Required work
Spot each line in the records below where the word "matplotlib" occurs, then copy it.

Code that draws figures:

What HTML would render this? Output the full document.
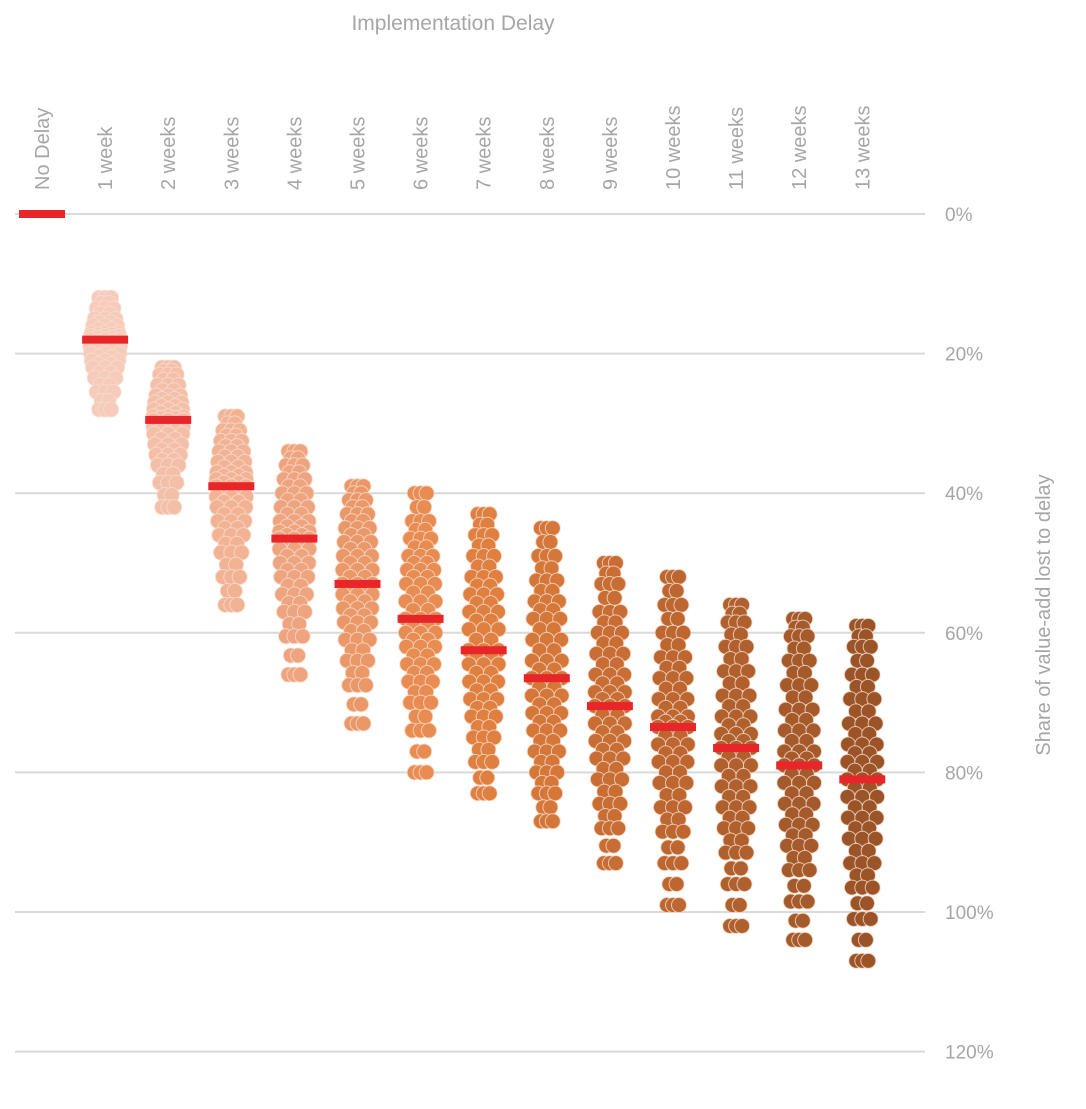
<!DOCTYPE html>
<html><head><meta charset="utf-8"><style>
html,body{margin:0;padding:0;background:#fff;}
svg text{font-family:"Liberation Sans",sans-serif;fill:#a6a6a6;}
</style></head><body>
<svg id="chart" width="1086" height="1104" viewBox="0 0 1086 1104" xmlns="http://www.w3.org/2000/svg">
<text x="453" y="30" font-size="21" text-anchor="middle">Implementation Delay</text>
<g id="grid"></g><g id="dots"></g><g id="medians"></g><g id="labels"></g>
<text transform="translate(1050,615) rotate(-90)" font-size="20" text-anchor="middle">Share of value-add lost to delay</text>
</svg>
<script>
const categories=["No Delay","1 week","2 weeks","3 weeks","4 weeks","5 weeks","6 weeks","7 weeks","8 weeks","9 weeks","10 weeks","11 weeks","12 weeks","13 weeks"];
const medians=[0,18,29.5,39,46.5,53,58,62.5,66.5,70.5,73.5,76.5,79,81];
const quantiles=[
[],
[12,13.5,15,16,17,17.5,18,18.5,19,20,21,22,23.5,25.5,28],
[22,23,24.5,26,27,28,29,29.5,30.5,31.5,33,34.5,36,38.5,42],
[29,31,32.5,34,35.5,37,38,39,40.5,42,44,46,48.5,52,56],
[34,36,38,40,42,44,45.5,46.5,48,50,52,54.5,57,60.5,66],
[39,41,43,45,47,49,51,53,54.5,56.5,58.5,61,64,67.5,73],
[40,44,46.5,49,51,53,55.5,58,60,62,64.5,67,70,74,80],
[43,46,49,52,54.5,57,59.5,62.5,64.5,67,69.5,72,75,78.5,83],
[45,49,52.5,55.5,58,61,64,66.5,69,71.5,74,77,80,83,87],
[50,53,57,60,63,66,68.5,70.5,73,75.5,78,81,84.5,88,93],
[52,56,60,63.5,66.5,69.5,72,73.5,76,78.5,81.5,85,88.5,93,99],
[56,58.5,62,65.5,69,72,74.5,76.5,79,82,85,88,91.5,96,102],
[58,60.5,64,67.5,71,74,77,79,81.5,84.5,87.5,90.5,94,98.5,104],
[59,62,66,69.5,73,76,78.5,81,83.5,86.5,89.5,93,96.5,101,107]];
const yTicks=[0,20,40,60,80,100,120];
const colors=["#f6cbbb","#f6cbbb","#f4bfa9","#f2b395","#eea47f","#eb9868","#e88c52","#e08040","#d6773a","#c86d33","#bd6630","#b0602d","#a55a2b","#9a5428"];
const NS="http://www.w3.org/2000/svg";
const yS=v=>214+v*6.98;
const xS=i=>42+i*63.1;
function mk(tag,attrs,parent){const e=document.createElementNS(NS,tag);for(const k in attrs)e.setAttribute(k,attrs[k]);parent.appendChild(e);return e;}
const grid=document.getElementById('grid'),labels=document.getElementById('labels'),dots=document.getElementById('dots'),meds=document.getElementById('medians');
yTicks.forEach(t=>{
 const l=mk('line',{x1:15,x2:925,y1:yS(t),y2:yS(t),stroke:'#d9d9d9','stroke-width':2},grid);
 
 
 const tx=mk('text',{x:945,y:yS(t)+7,'font-size':19},labels);
 tx.textContent=t+'%';
 
 
});
categories.forEach((c,i)=>{
 const tx=mk('text',{transform:`translate(${xS(i)+7},190) rotate(-90)`,'font-size':20},labels);
 tx.textContent=c;
 
 
 const q=quantiles[i];
 const g=mk('g',{},dots);
 
 
 const rows=[];
 for(let k=0;k<q.length;k++){rows.push(q[k]);if(k<q.length-1)rows.push((q[k]+q[k+1])/2);}
 const n=rows.length,mid=(n-1)/2;
 rows.forEach((v,r)=>{
  const d=Math.abs(r-mid)/mid;
  const w=15*(1-0.6*d*d);
  const offs=(r%2===0)?[-w,0,w]:[-w*0.5,w*0.5];
  offs.forEach(o=>{
   const cc=mk('circle',{cx:xS(i)+o,cy:yS(v),r:7.5,fill:colors[i],stroke:'#f8dccd','stroke-width':1,'stroke-opacity':0.8},g);
   
   
  });
 });
 const m=mk('rect',{x:xS(i)-23,y:yS(medians[i])-4,width:46,height:8,fill:'#e8262a'},meds);
 
 
});
</script>
</body></html>
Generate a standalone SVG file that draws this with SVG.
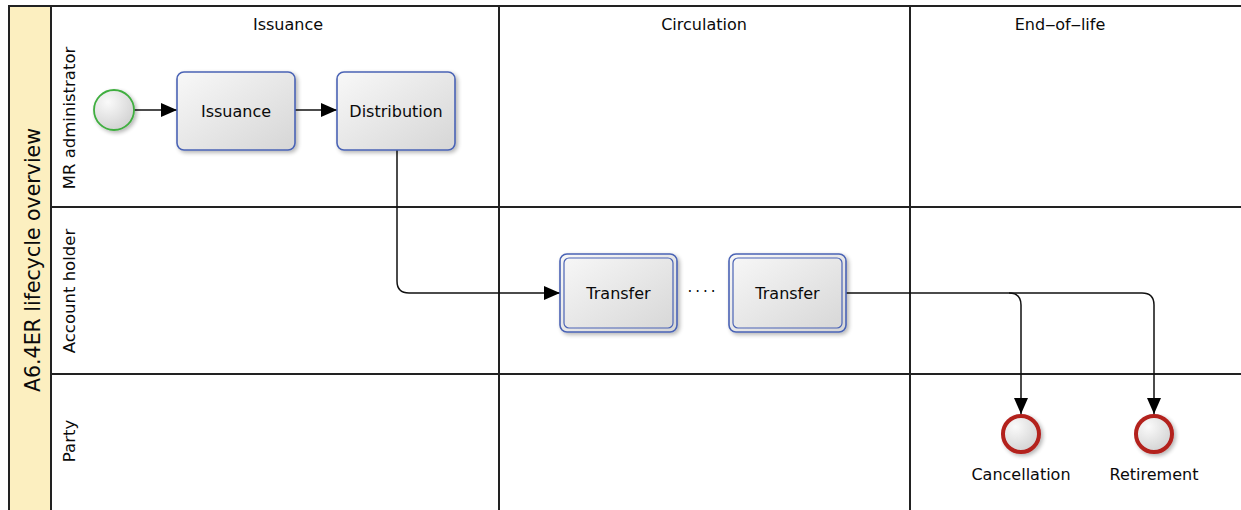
<svg xmlns="http://www.w3.org/2000/svg" width="1241" height="510" viewBox="0 0 1241 510">
  <style>
    .grid { stroke: #222; stroke-width: 2; fill: none; }
    .lbl { font-family: "Lucida Grande", "DejaVu Sans", "Liberation Sans", sans-serif; fill: #0a0a0a; }
    .hdr { font-size: 16px; text-anchor: middle; }
    .lane { font-size: 16.5px; text-anchor: middle; }
    .task { fill: url(#taskFill); stroke: #4a63b5; stroke-width: 1.6; filter: url(#shadow); }
    .inner { fill: none; stroke: #4a63b5; stroke-width: 1.2; }
    .tasktxt { font-size: 16px; text-anchor: middle; }
    .conn { stroke: #111; stroke-width: 1.5; fill: none; }
  </style>
  <defs>
    <linearGradient id="taskFill" x1="0" y1="0" x2="1" y2="1">
      <stop offset="0" stop-color="#f8f8f8"/>
      <stop offset="1" stop-color="#d6d6d6"/>
    </linearGradient>
    <radialGradient id="eventFill" cx="0.35" cy="0.3" r="0.8">
      <stop offset="0" stop-color="#fafafa"/>
      <stop offset="1" stop-color="#cfcfcf"/>
    </radialGradient>
    <filter id="shadow" x="-10%" y="-10%" width="130%" height="130%">
      <feGaussianBlur in="SourceAlpha" stdDeviation="2"/>
      <feOffset dx="2" dy="2" result="b"/>
      <feComponentTransfer><feFuncA type="linear" slope="0.3"/></feComponentTransfer>
      <feMerge><feMergeNode/><feMergeNode in="SourceGraphic"/></feMerge>
    </filter>
    <marker id="arrow" viewBox="0 0 16 14" refX="16" refY="7" markerWidth="16" markerHeight="14" markerUnits="userSpaceOnUse" orient="auto">
      <path d="M0,0 L16,7 L0,14 Z" fill="#000"/>
    </marker>
  </defs>

  <rect width="1241" height="510" fill="#fff"/>

  <!-- pool header band -->
  <g id="pool">
    <rect x="9" y="6" width="42" height="510" fill="#fcefc0" stroke="#222" stroke-width="2"/>
    <text class="lbl" font-size="20.5" text-anchor="middle" transform="translate(40,260) rotate(-90)">A6.4ER lifecycle overview</text>
  </g>

  <!-- lanes and phases -->
  <g id="grid">
    <line class="grid" x1="9" y1="6" x2="1241" y2="6"/>
    <line class="grid" x1="51" y1="207" x2="1241" y2="207"/>
    <line class="grid" x1="51" y1="374" x2="1241" y2="374"/>
    <line class="grid" x1="499" y1="6" x2="499" y2="510"/>
    <line class="grid" x1="910" y1="6" x2="910" y2="510"/>
    <text class="lbl hdr" x="288" y="30">Issuance</text>
    <text class="lbl hdr" x="704" y="30">Circulation</text>
    <text class="lbl hdr" x="1060" y="30">End‒of‒life</text>
    <text class="lbl lane" transform="translate(75,118) rotate(-90)">MR administrator</text>
    <text class="lbl lane" transform="translate(75,291) rotate(-90)">Account holder</text>
    <text class="lbl lane" transform="translate(75,441) rotate(-90)">Party</text>
  </g>

  <!-- connectors -->
  <g id="connectors">
    <line class="conn" x1="134" y1="110" x2="177" y2="110" marker-end="url(#arrow)"/>
    <line class="conn" x1="295" y1="110" x2="337" y2="110" marker-end="url(#arrow)"/>
    <path class="conn" d="M397,150 V281 Q397,293 409,293 H560" marker-end="url(#arrow)"/>
    <path class="conn" d="M846,293 H1009 Q1021,293 1021,305 V414" marker-end="url(#arrow)"/>
    <path class="conn" d="M1009,293 H1142 Q1154,293 1154,305 V414" marker-end="url(#arrow)"/>
    <text class="lbl" font-size="15" x="703" y="297" text-anchor="middle" letter-spacing="3">····</text>
  </g>

  <!-- nodes -->
  <g id="start">
    <circle cx="114" cy="110" r="20" fill="url(#eventFill)" stroke="#3fae3f" stroke-width="1.8" filter="url(#shadow)"/>
  </g>
  <g id="issuance">
    <rect class="task" x="177" y="72" width="118" height="78" rx="7"/>
    <text class="lbl tasktxt" x="236" y="117">Issuance</text>
  </g>
  <g id="distribution">
    <rect class="task" x="337" y="72" width="118" height="78" rx="7"/>
    <text class="lbl tasktxt" x="396" y="117">Distribution</text>
  </g>
  <g id="transfer1">
    <rect class="task" x="560" y="254" width="117" height="78" rx="7"/>
    <rect class="inner" x="564" y="258" width="109" height="70" rx="5"/>
    <text class="lbl tasktxt" x="618.5" y="299">Transfer</text>
  </g>
  <g id="transfer2">
    <rect class="task" x="729" y="254" width="117" height="78" rx="7"/>
    <rect class="inner" x="733" y="258" width="109" height="70" rx="5"/>
    <text class="lbl tasktxt" x="787.5" y="299">Transfer</text>
  </g>
  <g id="cancellation">
    <circle cx="1021" cy="434" r="18" fill="url(#eventFill)" stroke="#b3201f" stroke-width="4" filter="url(#shadow)"/>
    <text class="lbl tasktxt" x="1021" y="480">Cancellation</text>
  </g>
  <g id="retirement">
    <circle cx="1154" cy="434" r="18" fill="url(#eventFill)" stroke="#b3201f" stroke-width="4" filter="url(#shadow)"/>
    <text class="lbl tasktxt" x="1154" y="480">Retirement</text>
  </g>
</svg>
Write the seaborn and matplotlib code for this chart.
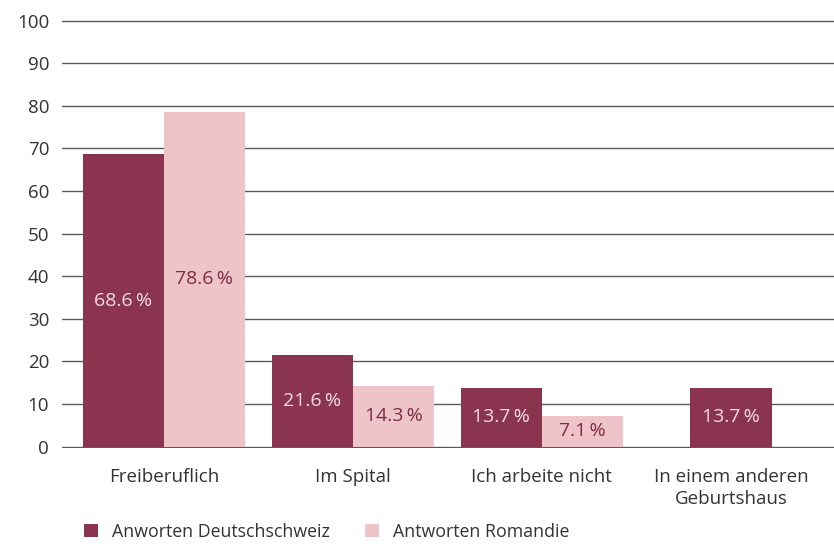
import matplotlib
matplotlib.use("Agg")
import matplotlib.pyplot as plt
import seaborn as sns
import pandas as pd
import numpy as np
from matplotlib.patches import Patch

categories = ["Freiberuflich", "Im Spital", "Ich arbeite nicht", "In einem anderen\nGeburtshaus"]
deutschschweiz = [68.6, 21.6, 13.7, 13.7]
romandie = [78.6, 14.3, 7.1, np.nan]
series_names = ["Anworten Deutschschweiz", "Antworten Romandie"]
yticks = [0, 10, 20, 30, 40, 50, 60, 70, 80, 90, 100]

dark = "#8a3450"
light = "#efc4c9"
dark_text = "#7a2c45"
light_text = "#f3dde0"
grid_col = "#5a5a5a"
text_col = "#333333"

sns.set_theme(style="white")
plt.rcParams["font.family"] = ["Open Sans", "DejaVu Sans"]

rows = []
for c, d, r in zip(categories, deutschschweiz, romandie):
    if not np.isnan(r):
        rows.append({"cat": c, "series": series_names[0], "val": d})
        rows.append({"cat": c, "series": series_names[1], "val": r})
df = pd.DataFrame(rows)
single_cats = [c for c, r in zip(categories, romandie) if np.isnan(r)]
single_vals = [d for d, r in zip(deutschschweiz, romandie) if np.isnan(r)]
df_single = pd.DataFrame({"cat": single_cats, "val": single_vals})

fig = plt.figure(figsize=(8.34, 5.44), dpi=100)
ax = fig.add_axes([0.074, 0.176, 0.926, 0.789])

for y in yticks:
    ax.axhline(y, color=grid_col, lw=1.0, zorder=0)

sns.barplot(data=df, x="cat", y="val", hue="series", order=categories,
            hue_order=series_names, palette=[dark, light], width=0.86,
            dodge=True, gap=0, saturation=1, ax=ax, legend=False, zorder=2,
            linewidth=0, edgecolor="none")
sns.barplot(data=df_single, x="cat", y="val", order=categories, color=dark,
            width=0.43, saturation=1, ax=ax, zorder=2, linewidth=0, edgecolor="none")

for cont in ax.containers:
    fc = cont.patches[0].get_facecolor() if len(cont.patches) else None
    is_dark = fc is not None and np.allclose(fc[:3], matplotlib.colors.to_rgb(dark))
    labels = [f"{v:.1f}\u2009%" if not np.isnan(v) else "" for v in cont.datavalues]
    ax.bar_label(cont, labels=labels, label_type="center",
                 color=light_text if is_dark else dark_text, fontsize=14)

ax.set_xlim(-0.54, 3.545)
ax.set_ylim(-0.4, 100.4)
ax.set_yticks(yticks)
ax.set_yticklabels([str(t) for t in yticks], fontsize=13.5, color=text_col)
ax.tick_params(axis="y", length=0, pad=9)
ax.tick_params(axis="x", length=0, pad=14, labelsize=13.5, labelcolor=text_col)
for lab in ax.get_xticklabels():
    lab.set_linespacing(1.3)
ax.set_xlabel("")
ax.set_ylabel("")
for s in ax.spines.values():
    s.set_visible(False)

handles = [Patch(facecolor=dark, edgecolor="none"), Patch(facecolor=light, edgecolor="none")]
fig.legend(handles, series_names, loc="lower left", bbox_to_anchor=(0.082, -0.024),
           ncol=2, frameon=False, fontsize=12.8, handlelength=0.75, handleheight=0.75,
           handletextpad=0.8, columnspacing=2.0, labelcolor=text_col)

fig.savefig("out.png", dpi=100)
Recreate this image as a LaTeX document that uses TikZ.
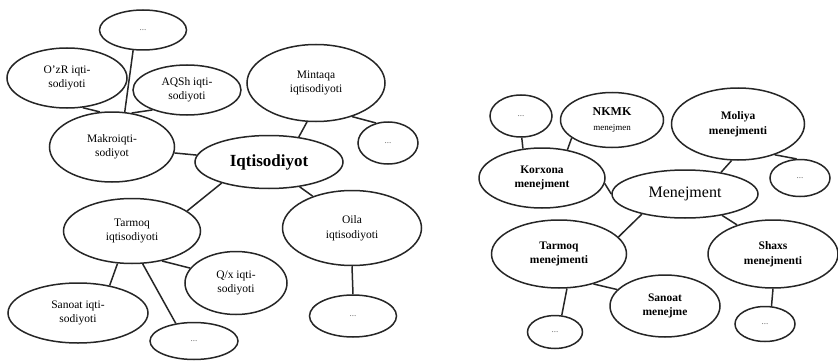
\documentclass[tikz,border=0pt]{standalone}
\usepackage{fontspec}
\setmainfont{Liberation Serif}
\usetikzlibrary{shapes.geometric}
\begin{document}
\begin{tikzpicture}[x=1pt,y=-1pt,
  bub/.style={ellipse,draw=black!85,line width=1.5pt,inner sep=0pt,align=center,font=\fontsize{11.5}{14.5}\selectfont},
  lnk/.style={draw=black!85,line width=1.5pt},
  dotsb/.style={bub,font=\fontsize{9}{10}\selectfont,text=black!60},
  rb/.style={bub,font=\fontsize{11.5}{14.5}\selectfont\bfseries}]
\useasboundingbox[fill=white] (0,0) rectangle (838,361);
% ---------- left diagram ----------
\node[dotsb,minimum width=87pt,minimum height=40pt] (ltop) at (143,30) {...};
\node[bub,minimum width=120pt,minimum height=60pt] (ozr) at (67,78) {O'zR iqti-\\sodiyoti};
\node[bub,minimum width=108pt,minimum height=50pt] (aqsh) at (187,90) {AQSh iqti-\\sodiyoti};
\node[bub,minimum width=138pt,minimum height=77pt] (mint) at (316,83) {Mintaqa\\iqtisodiyoti};
\node[bub,minimum width=125pt,minimum height=70pt] (makro) at (112,147) {Makroiqti-\\sodiyot};
\node[bub,minimum width=148pt,minimum height=53pt,font=\fontsize{17}{20}\selectfont\bfseries] (iqt) at (269,162) {Iqtisodiyot};
\node[dotsb,minimum width=60pt,minimum height=42pt] (lright) at (388,143) {...};
\node[bub,minimum width=137pt,minimum height=65pt] (ltar) at (132,231) {Tarmoq\\iqtisodiyoti};
\node[bub,minimum width=139pt,minimum height=75pt] (oila) at (352,228) {Oila\\iqtisodiyoti};
\node[bub,minimum width=102pt,minimum height=63pt] (qx) at (236,283) {Q/x iqti-\\sodiyoti};
\node[bub,minimum width=140pt,minimum height=60pt] (lsan) at (78,313) {Sanoat iqti-\\sodiyoti};
\node[dotsb,minimum width=88pt,minimum height=37pt] (lbot) at (194,341) {...};
\node[dotsb,minimum width=87pt,minimum height=42pt] (loila) at (353,316) {...};
\draw[lnk] (ltop.-116) -- (makro.70);
\draw[lnk] (ozr.-62) -- (makro.109);
\draw[lnk] (aqsh.-150) -- (makro.60);
\draw[lnk] (makro) -- (iqt);
\draw[lnk] (mint.-103) -- (iqt.40);
\draw[lnk] (mint.-43) -- (lright.121);
\draw[lnk] (iqt.-39) -- (oila.141);
\draw[lnk] (iqt.-156) -- (ltar.20);
\draw[lnk] (ltar.-45) -- (qx.162);
\draw[lnk] (ltar.-114) -- (lsan.41);
\draw[lnk] (ltar.-72) -- (lbot.136);
\draw[lnk] (oila.-90) -- (loila.90);
% ---------- right diagram ----------
\node[dotsb,minimum width=62pt,minimum height=42pt] (rtop) at (521,116) {...};
\node[bub,minimum width=103pt,minimum height=55pt] (nkmk) at (612,120) {\fontsize{12}{14}\selectfont\bfseries NKMK\\\fontsize{9}{11}\selectfont menejmen};
\node[rb,minimum width=133pt,minimum height=72pt] (mol) at (738,124) {Moliya\\menejmenti};
\node[rb,minimum width=126pt,minimum height=60pt] (kor) at (542,178) {Korxona\\menejment};
\node[bub,minimum width=146pt,minimum height=48pt,font=\fontsize{16}{19}\selectfont] (men) at (685,194) {Menejment};
\node[dotsb,minimum width=60pt,minimum height=37pt] (rright) at (800,178) {...};
\node[rb,minimum width=135pt,minimum height=68pt] (rtar) at (559,254) {Tarmoq\\menejmenti};
\node[rb,minimum width=110pt,minimum height=62pt] (rsan) at (665,306) {Sanoat\\menejme};
\node[rb,minimum width=130pt,minimum height=68pt] (shx) at (773,254) {Shaxs\\menejmenti};
\node[dotsb,minimum width=55pt,minimum height=33pt] (rbot) at (555,332) {...};
\node[dotsb,minimum width=60pt,minimum height=35pt] (rshx) at (765,324) {...};
\draw[lnk] (rtop.-88) -- (kor.123);
\draw[lnk] (nkmk.-156) -- (kor.48);
\draw[lnk] (kor.-5) -- (men.180);
\draw[lnk] (mol.-100) -- (men.31);
\draw[lnk] (mol.-40) -- (rright.100);
\draw[lnk] (men.-155) -- (rtar.16);
\draw[lnk] (men.-30) -- (shx.141);
\draw[lnk] (rtar.-77) -- (rbot.68);
\draw[lnk] (rtar.-41) -- (rsan.161);
\draw[lnk] (shx.-90) -- (rshx.70);
\end{tikzpicture}
\end{document}
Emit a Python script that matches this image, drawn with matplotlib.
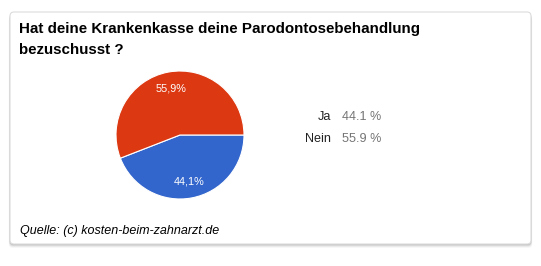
import matplotlib
matplotlib.use("Agg")
import matplotlib.pyplot as plt
from matplotlib.patches import FancyBboxPatch
import numpy as np

categories = ["Ja", "Nein"]
values = [44.1, 55.9]
colors = ["#3366CC", "#DC3912"]
pie_labels = ["44,1%", "55,9%"]
legend_values = ["44.1 %", "55.9 %"]
title_lines = ["Hat deine Krankenkasse deine Parodontosebehandlung", "bezuschusst ?"]
source = "Quelle: (c) kosten-beim-zahnarzt.de"

W, H = 541, 266
plt.rcParams['font.family'] = ['Liberation Sans', 'DejaVu Sans']
fig = plt.figure(figsize=(W / 100, H / 100), dpi=100)
fig.patch.set_facecolor("white")

bg = fig.add_axes([0, 0, 1, 1])
bg.set_xlim(0, W)
bg.set_ylim(H, 0)
bg.axis("off")

# card shadow (soft)
for off, a in [(4, 0.03), (3, 0.05), (2, 0.08), (1, 0.10)]:
    sh = FancyBboxPatch((10 - off * 0.3, 12 + off), 521 + off * 0.6, 232,
                        boxstyle="round,pad=0,rounding_size=4",
                        facecolor="#000000", edgecolor="none", alpha=a, zorder=0)
    bg.add_patch(sh)
card = FancyBboxPatch((10, 12), 521, 232,
                      boxstyle="round,pad=0,rounding_size=4",
                      facecolor="white", edgecolor="#dcdcdc",
                      linewidth=0.8, zorder=1)
bg.add_patch(card)

for i, line in enumerate(title_lines):
    bg.text(19, 28.5 + i * 21.5, line, ha="left", va="center", fontsize=10.9,
            fontweight="bold", color="#000000", zorder=3)

# legend
for i, (c, lv) in enumerate(zip(categories, legend_values)):
    y = 117 + i * 22
    bg.text(331, y, c, ha="right", va="center", fontsize=9.1, color="#222222", zorder=3)
    bg.text(342, y, lv, ha="left", va="center", fontsize=9.1, color="#757575", zorder=3)

bg.text(20, 231, source, ha="left", va="center", fontsize=9.0,
        style="italic", color="#000000", zorder=3)

# pie
cx, cy, r = 180, 135, 64
ax = fig.add_axes([(cx - r) / W, 1 - (cy + r) / H, 2 * r / W, 2 * r / H])
ax.pie(values, colors=colors, startangle=0, counterclock=False,
       wedgeprops=dict(edgecolor="white", linewidth=0.8))
ax.set_aspect("auto")
ax.set_xlim(-1, 1)
ax.set_ylim(-1, 1)
ax.patch.set_alpha(0)

start = 0.0
for v, lab in zip(values, pie_labels):
    mid = start - v / 100 * 360 / 2
    ang = np.deg2rad(mid)
    ax.text(0.74 * np.cos(ang), 0.74 * np.sin(ang), lab, ha="center", va="center",
            color="white", fontsize=7.8)
    start -= v / 100 * 360

fig.savefig("out.png", dpi=100, facecolor="white")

Solution to this exercise
Write the seaborn and matplotlib code for this chart.
import matplotlib
matplotlib.use("Agg")
import matplotlib.pyplot as plt
from matplotlib.patches import Patch
    is_dark = fc is not None and np.allclose(fc[:3], matplotlib.colors.to_rgb(dark))
Emit a Python script that matches this image, drawn with matplotlib.
import matplotlib
matplotlib.use("Agg")
import matplotlib.pyplot as plt
from matplotlib.patches import FancyBboxPatch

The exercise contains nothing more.